Of course there's something you can do about it.

1. Make the HD aware that there are unlicensed food vendors in your area. or
2. Work with your local legislators to require that all food served at public venues comes from licensed sources. Vendors would deliver the cake along with a copy of a current license and possibly insurance.

You don't have to "take it" unless you want to. And if you choose to do nothing, that's OK. But you don't get to complain that cheap cake folks are taking business out of the marketplace.




I'll take it. I respect your opinion and post Leah but mine is that I'm not a captain in the cake police department so I don't really feel it's my position to police the area.

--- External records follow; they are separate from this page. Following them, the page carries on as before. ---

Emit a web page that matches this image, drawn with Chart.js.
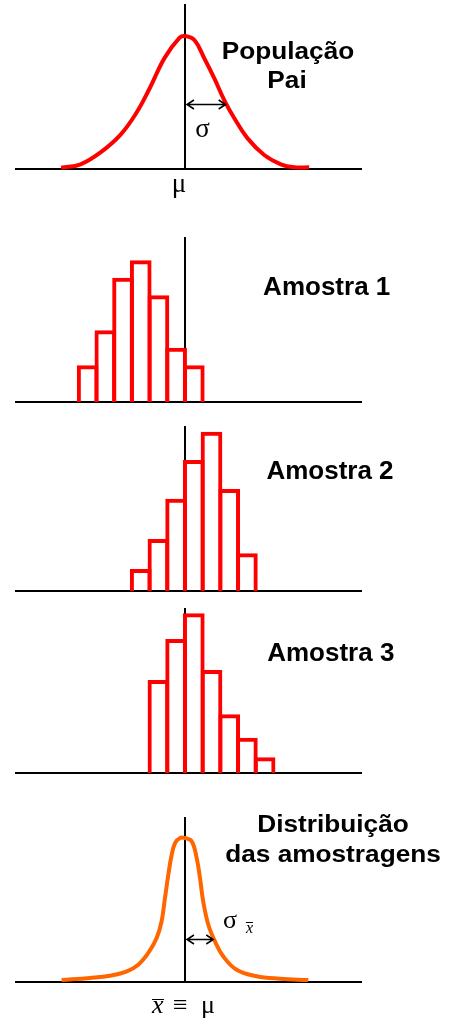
<!DOCTYPE html>
<html>
<head>
<meta charset="utf-8">
<script src="https://cdn.jsdelivr.net/npm/chart.js@4.4.0/dist/chart.umd.min.js"></script>
<style>
  html, body { margin: 0; padding: 0; background: #fff; }
  #page { position: relative; width: 453px; height: 1022px; overflow: hidden; }
  #page canvas { position: absolute; left: 0; }
</style>
</head>
<body>
<div id="page">
  <canvas id="pop" width="453" height="205" style="top:0px"></canvas>
  <canvas id="s1" width="453" height="185" style="top:225px"></canvas>
  <canvas id="s2" width="453" height="185" style="top:414px"></canvas>
  <canvas id="s3" width="453" height="185" style="top:596px"></canvas>
  <canvas id="dist" width="453" height="222" style="top:800px"></canvas>
</div>
<script>
// x in units of one bin width, mu at 0; y in sample counts
const X_MIN = -9.55, X_MAX = 9.95, Y_MAX = 9.37;

// parent population curve
const popX = [-7.0, -5.9, -4.77, -3.65, -2.75, -2.0, -1.15, -0.3, 0, 0.53, 1.09, 1.66, 2.22, 2.79, 3.54, 4.48, 5.42, 6.18, 7.02];
const popY = [0.07, 0.27, 0.95, 1.95, 3.2, 4.6, 6.35, 7.5, 7.6, 7.37, 6.33, 5.18, 3.94, 2.9, 1.75, 0.8, 0.27, 0.1, 0.1];
const popSigma = 2.3;

// samples: bin centres and counts
const bins1 = [-5.5, -4.5, -3.5, -2.5, -1.5, -0.5, 0.5];
const counts1 = [2.1, 4.1, 7.1, 8.1, 6.1, 3.1, 2.1];
const bins2 = [-2.5, -1.5, -0.5, 0.5, 1.5, 2.5, 3.5];
const counts2 = [1.26, 2.97, 5.27, 7.49, 9.1, 5.83, 2.15];
const bins3 = [-1.5, -0.5, 0.5, 1.5, 2.5, 3.5, 4.5];
const counts3 = [5.31, 7.66, 9.13, 5.89, 3.35, 2.02, 0.9];

// sampling distribution of the mean
const meanX = [-6.97, -5.37, -4.24, -3.29, -2.64, -2.07, -1.6, -1.32, -1.13, -0.94, -0.75, -0.56, -0.28, 0, 0.38, 0.66, 0.85, 1.03, 1.32, 1.69, 2.16, 2.92, 4.05, 5.37, 6.97];
const meanY = [0.11, 0.23, 0.36, 0.61, 0.99, 1.66, 2.51, 3.47, 4.8, 6.13, 7.27, 7.94, 8.23, 8.23, 8.04, 7.09, 5.94, 4.61, 3.27, 2.33, 1.47, 0.7, 0.33, 0.19, 0.11];
const meanSigma = 1.6;

const BOLD = '"Liberation Sans", Arial, sans-serif';
const SERIF = '"Liberation Serif", "DejaVu Serif", serif';
const charts = {};

const notesPlugin = {
  id: 'notes',
  afterDraw(chart, args, o) {
    const { ctx, chartArea, scales: { x, y } } = chart;
    const x0 = x.getPixelForValue(0), y0 = y.getPixelForValue(0);
    ctx.save();
    ctx.fillStyle = '#000';
    ctx.strokeStyle = '#000';
    ctx.textBaseline = 'alphabetic';

    (o.titles || []).forEach(t => {
      ctx.save();
      ctx.font = t.font;
      ctx.textAlign = 'center';
      ctx.translate(t.cx, chartArea.top + t.dy);
      ctx.scale(t.sx || 1, 1);
      ctx.fillText(t.text, 0, 0);
      ctx.restore();
    });

    if (o.arrow) {
      const ay = Math.round(y.getPixelForValue(o.arrow.y)) + 0.5;
      const a = x0 + 2, b = x.getPixelForValue(o.arrow.to);
      ctx.lineWidth = 1.5;
      ctx.beginPath();
      ctx.moveTo(a, ay); ctx.lineTo(b, ay);
      ctx.moveTo(a + 7, ay - 4.5); ctx.lineTo(a, ay); ctx.lineTo(a + 7, ay + 4.5);
      ctx.moveTo(b - 7, ay - 4.5); ctx.lineTo(b, ay); ctx.lineTo(b - 7, ay + 4.5);
      ctx.stroke();
    }

    (o.labels || []).forEach(l => {
      ctx.font = l.font;
      ctx.textAlign = l.align || 'left';
      ctx.fillText(l.text, x0 + l.dx, y0 + l.dy);
    });

    (o.bars || []).forEach(l => {
      ctx.lineWidth = 1;
      ctx.beginPath();
      ctx.moveTo(x0 + l.dx1, y0 + l.dy + 0.5);
      ctx.lineTo(x0 + l.dx2, y0 + l.dy + 0.5);
      ctx.stroke();
    });
    ctx.restore();
  }
};

function panel(id, padTop, datasets, notes) {
  const canvas = document.getElementById(id);
  const padBottom = canvas.height - padTop - 164;
  const axis = {
    type: 'linear',
    display: true,
    z: 1,
    offset: false,
    grid: { display: false, offset: false },
    border: { display: true, color: '#000', width: 2 },
  };
  charts[id] = new Chart(canvas, {
    type: 'line',
    data: { datasets },
    options: {
      responsive: false,
      animation: false,
      events: [],
      layout: { padding: { left: 16, right: 92, top: padTop, bottom: padBottom } },
      plugins: { legend: { display: false }, tooltip: { enabled: false }, notes },
      scales: {
        x: Object.assign({}, axis, {
          min: X_MIN, max: X_MAX, position: { y: 0 },
          ticks: { display: false, stepSize: 1, includeBounds: false },
        }),
        y: Object.assign({}, axis, {
          min: 0, max: Y_MAX, position: { x: 0 },
          ticks: { display: false },
        }),
      },
    },
    plugins: [notesPlugin],
  });
}

const curve = (xs, ys, color) => ({
  type: 'line',
  data: xs.map((v, i) => ({ x: v, y: ys[i] })),
  borderColor: color,
  borderWidth: 4,
  pointRadius: 0,
  tension: 0.4,
  fill: false,
  clip: false,
});

const hist = (bins, counts) => ({
  type: 'bar',
  data: bins.map((v, i) => ({ x: v, y: counts[i] })),
  backgroundColor: 'transparent',
  borderColor: '#ff0000',
  borderWidth: 4,
  borderSkipped: 'start',
  barPercentage: 1.226,
  categoryPercentage: 1,
  grouped: false,
});

const amostra = (text, cx, dy) => ({ titles: [{ text, cx, dy, font: 'bold 26px ' + BOLD }] });

panel('pop', 5, [curve(popX, popY, '#ff0000')], {
  titles: [
    { text: 'População', cx: 288, dy: 54.3, font: 'bold 23px ' + BOLD, sx: 1.14 },
    { text: 'Pai', cx: 287, dy: 83.3, font: 'bold 23px ' + BOLD, sx: 1.14 },
  ],
  arrow: { y: 3.7, to: popSigma },
  labels: [
    { text: 'σ', dx: 17.5, dy: -32, font: '27px ' + SERIF, align: 'center' },
    { text: 'μ', dx: -6, dy: 23, font: '27px ' + SERIF, align: 'center' },
  ],
});

panel('s1', 13, [hist(bins1, counts1)], amostra('Amostra 1', 326.7, 57));
panel('s2', 13, [hist(bins2, counts2)], amostra('Amostra 2', 330, 52.3));
panel('s3', 13, [hist(bins3, counts3)], amostra('Amostra 3', 330.8, 52));

panel('dist', 18, [curve(meanX, meanY, '#ff6600')], {
  titles: [
    { text: 'Distribuição', cx: 333, dy: 13.7, font: 'bold 23px ' + BOLD, sx: 1.14 },
    { text: 'das amostragens', cx: 333, dy: 44.3, font: 'bold 23px ' + BOLD, sx: 1.14 },
  ],
  arrow: { y: 2.44, to: meanSigma },
  labels: [
    { text: 'σ', dx: 38, dy: -54, font: '26px ' + SERIF },
    { text: 'x', dx: 61, dy: -49, font: 'italic 16px ' + SERIF },
    { text: 'x', dx: -33, dy: 31, font: 'italic 26px ' + SERIF },
    { text: '≡', dx: -12, dy: 31, font: '26px ' + SERIF },
    { text: 'μ', dx: 16, dy: 31, font: '26px ' + SERIF },
  ],
  bars: [
    { dx1: 61, dx2: 68, dy: -60 },
    { dx1: -33, dx2: -21, dy: 17 },
  ],
});
</script>
</body>
</html>
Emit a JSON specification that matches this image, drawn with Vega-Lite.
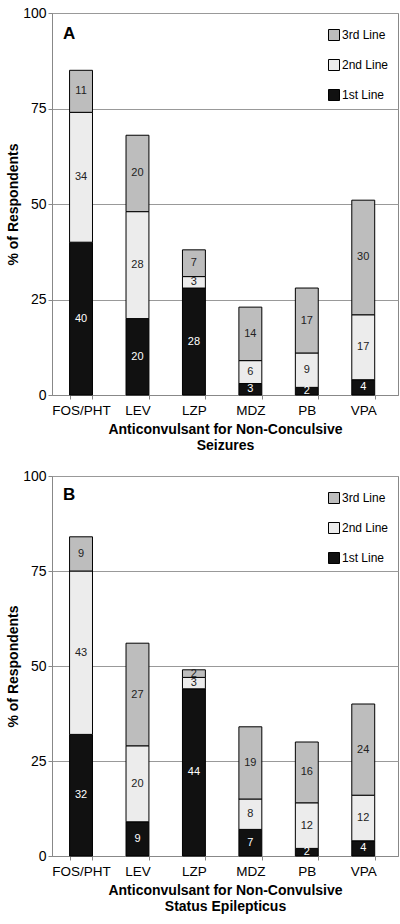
{
  "$schema": "https://vega.github.io/schema/vega-lite/v6.json",
  "padding": {"left": 6, "top": 5, "right": 0, "bottom": 0},
  "background": "white",
  "config": {
    "font": "Liberation Sans",
    "view": {"stroke": "#888888", "strokeWidth": 1},
    "concat": {"spacing": 15},
    "title": {"color": "black"}
  },
  "datasets": {
    "d": [
      {"panel": "A", "drug": "FOS/PHT", "line": "1st Line", "rank": 1, "v": 40},
      {"panel": "A", "drug": "FOS/PHT", "line": "2nd Line", "rank": 2, "v": 34},
      {"panel": "A", "drug": "FOS/PHT", "line": "3rd Line", "rank": 3, "v": 11},
      {"panel": "A", "drug": "LEV", "line": "1st Line", "rank": 1, "v": 20},
      {"panel": "A", "drug": "LEV", "line": "2nd Line", "rank": 2, "v": 28},
      {"panel": "A", "drug": "LEV", "line": "3rd Line", "rank": 3, "v": 20},
      {"panel": "A", "drug": "LZP", "line": "1st Line", "rank": 1, "v": 28},
      {"panel": "A", "drug": "LZP", "line": "2nd Line", "rank": 2, "v": 3},
      {"panel": "A", "drug": "LZP", "line": "3rd Line", "rank": 3, "v": 7},
      {"panel": "A", "drug": "MDZ", "line": "1st Line", "rank": 1, "v": 3},
      {"panel": "A", "drug": "MDZ", "line": "2nd Line", "rank": 2, "v": 6},
      {"panel": "A", "drug": "MDZ", "line": "3rd Line", "rank": 3, "v": 14},
      {"panel": "A", "drug": "PB", "line": "1st Line", "rank": 1, "v": 2},
      {"panel": "A", "drug": "PB", "line": "2nd Line", "rank": 2, "v": 9},
      {"panel": "A", "drug": "PB", "line": "3rd Line", "rank": 3, "v": 17},
      {"panel": "A", "drug": "VPA", "line": "1st Line", "rank": 1, "v": 4},
      {"panel": "A", "drug": "VPA", "line": "2nd Line", "rank": 2, "v": 17},
      {"panel": "A", "drug": "VPA", "line": "3rd Line", "rank": 3, "v": 30},
      {"panel": "B", "drug": "FOS/PHT", "line": "1st Line", "rank": 1, "v": 32},
      {"panel": "B", "drug": "FOS/PHT", "line": "2nd Line", "rank": 2, "v": 43},
      {"panel": "B", "drug": "FOS/PHT", "line": "3rd Line", "rank": 3, "v": 9},
      {"panel": "B", "drug": "LEV", "line": "1st Line", "rank": 1, "v": 9},
      {"panel": "B", "drug": "LEV", "line": "2nd Line", "rank": 2, "v": 20},
      {"panel": "B", "drug": "LEV", "line": "3rd Line", "rank": 3, "v": 27},
      {"panel": "B", "drug": "LZP", "line": "1st Line", "rank": 1, "v": 44},
      {"panel": "B", "drug": "LZP", "line": "2nd Line", "rank": 2, "v": 3},
      {"panel": "B", "drug": "LZP", "line": "3rd Line", "rank": 3, "v": 2},
      {"panel": "B", "drug": "MDZ", "line": "1st Line", "rank": 1, "v": 7},
      {"panel": "B", "drug": "MDZ", "line": "2nd Line", "rank": 2, "v": 8},
      {"panel": "B", "drug": "MDZ", "line": "3rd Line", "rank": 3, "v": 19},
      {"panel": "B", "drug": "PB", "line": "1st Line", "rank": 1, "v": 2},
      {"panel": "B", "drug": "PB", "line": "2nd Line", "rank": 2, "v": 12},
      {"panel": "B", "drug": "PB", "line": "3rd Line", "rank": 3, "v": 16},
      {"panel": "B", "drug": "VPA", "line": "1st Line", "rank": 1, "v": 4},
      {"panel": "B", "drug": "VPA", "line": "2nd Line", "rank": 2, "v": 12},
      {"panel": "B", "drug": "VPA", "line": "3rd Line", "rank": 3, "v": 24}
    ]
  },
  "vconcat": [
    {
      "width": 346,
      "height": 382,
      "title": {"text": "A", "anchor": "start", "frame": "group", "dx": 11, "dy": 41, "fontSize": 17, "fontWeight": "bold", "color": "black"},
      "data": {"name": "d"},
      "transform": [{"filter": "datum.panel === 'A'"}],
      "encoding": {
        "x": {
          "field": "drug", "type": "nominal",
          "sort": ["FOS/PHT", "LEV", "LZP", "MDZ", "PB", "VPA"],
          "scale": {"paddingInner": 0.594, "paddingOuter": 0.362, "align": 0.43},
          "axis": {"title": ["Anticonvulsant for Non-Conculsive", "Seizures"], "labelAngle": 0, "labelFontSize": 13.5, "labelColor": "black", "tickBand": "extent", "tickSize": 4, "tickColor": "#888888", "domainColor": "#888888", "titleFontSize": 14, "titleFontWeight": "bold", "titleColor": "black", "labelPadding": 4, "titlePadding": 6, "grid": false}
        },
        "y": {
          "field": "v", "type": "quantitative", "stack": "zero",
          "scale": {"domain": [0, 100], "nice": false},
          "axis": {"title": "% of Respondents", "values": [0, 25, 50, 75, 100], "grid": true, "gridColor": "#999999", "tickSize": 4, "tickColor": "#888888", "domainColor": "#888888", "labelFontSize": 14, "labelColor": "black", "titleFontSize": 14, "titleFontWeight": "bold", "titleColor": "black", "titlePadding": 2}
        },
        "order": {"field": "rank", "type": "quantitative"}
      },
      "layer": [
        {
          "mark": {"type": "bar", "stroke": "black", "strokeWidth": 1},
          "encoding": {
            "color": {
              "field": "line", "type": "nominal",
              "scale": {"domain": ["3rd Line", "2nd Line", "1st Line"], "range": ["#bdbdbd", "#ececec", "#111111"]},
              "legend": {"title": null, "orient": "none", "legendX": 276, "legendY": 16, "symbolType": "square", "symbolSize": 121, "symbolStrokeColor": "black", "symbolStrokeWidth": 1, "symbolOpacity": 1, "labelFontSize": 12, "labelColor": "black", "rowPadding": 14, "labelOffset": 2}
            }
          }
        },
        {
          "mark": {"type": "text", "fontSize": 11, "baseline": "middle"},
          "encoding": {
            "y": {"field": "v", "type": "quantitative", "stack": "zero", "bandPosition": 0.5},
            "text": {"field": "v", "type": "quantitative"},
            "color": {"condition": {"test": "datum.rank === 1", "value": "white"}, "value": "#222222"}
          }
        }
      ]
    },
    {
      "width": 346,
      "height": 380,
      "title": {"text": "B", "anchor": "start", "frame": "group", "dx": 11, "dy": 39, "fontSize": 17, "fontWeight": "bold", "color": "black"},
      "data": {"name": "d"},
      "transform": [{"filter": "datum.panel === 'B'"}],
      "encoding": {
        "x": {
          "field": "drug", "type": "nominal",
          "sort": ["FOS/PHT", "LEV", "LZP", "MDZ", "PB", "VPA"],
          "scale": {"paddingInner": 0.594, "paddingOuter": 0.362, "align": 0.43},
          "axis": {"title": ["Anticonvulsant for Non-Convulsive", "Status Epilepticus"], "labelAngle": 0, "labelFontSize": 13.5, "labelColor": "black", "tickBand": "extent", "tickSize": 4, "tickColor": "#888888", "domainColor": "#888888", "titleFontSize": 14, "titleFontWeight": "bold", "titleColor": "black", "labelPadding": 4, "titlePadding": 6, "grid": false}
        },
        "y": {
          "field": "v", "type": "quantitative", "stack": "zero",
          "scale": {"domain": [0, 100], "nice": false},
          "axis": {"title": "% of Respondents", "values": [0, 25, 50, 75, 100], "grid": true, "gridColor": "#999999", "tickSize": 4, "tickColor": "#888888", "domainColor": "#888888", "labelFontSize": 14, "labelColor": "black", "titleFontSize": 14, "titleFontWeight": "bold", "titleColor": "black", "titlePadding": 2}
        },
        "order": {"field": "rank", "type": "quantitative"}
      },
      "layer": [
        {
          "mark": {"type": "bar", "stroke": "black", "strokeWidth": 1},
          "encoding": {
            "color": {
              "field": "line", "type": "nominal",
              "scale": {"domain": ["3rd Line", "2nd Line", "1st Line"], "range": ["#bdbdbd", "#ececec", "#111111"]},
              "legend": {"title": null, "orient": "none", "legendX": 276, "legendY": 16, "symbolType": "square", "symbolSize": 121, "symbolStrokeColor": "black", "symbolStrokeWidth": 1, "symbolOpacity": 1, "labelFontSize": 12, "labelColor": "black", "rowPadding": 14, "labelOffset": 2}
            }
          }
        },
        {
          "mark": {"type": "text", "fontSize": 11, "baseline": "middle"},
          "encoding": {
            "y": {"field": "v", "type": "quantitative", "stack": "zero", "bandPosition": 0.5},
            "text": {"field": "v", "type": "quantitative"},
            "color": {"condition": {"test": "datum.rank === 1", "value": "white"}, "value": "#222222"}
          }
        }
      ]
    }
  ],
  "resolve": {"legend": {"color": "independent"}}
}
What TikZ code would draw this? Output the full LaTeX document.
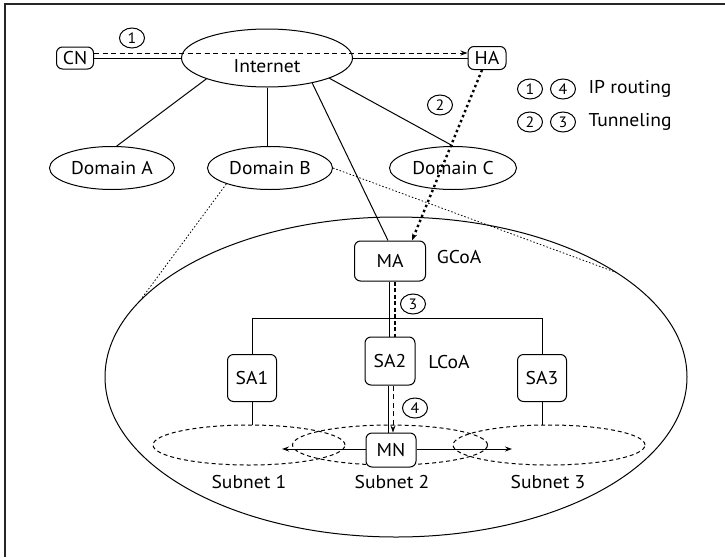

If I feel someone's work may be hazardous to that event--like if I knew they were serving cheesecake that had not been properly stored, something like that, I would alert the people in charge at that venue. Depending on their response I would take it up the chain of command if necessary.

But that's all I would do except reserve the right to complain and educate. icon_biggrin.gif

leah_s Posted 4 Feb 2009 , 3:48pm
post #14 of 14

No problem. Just stating my yo-pinion.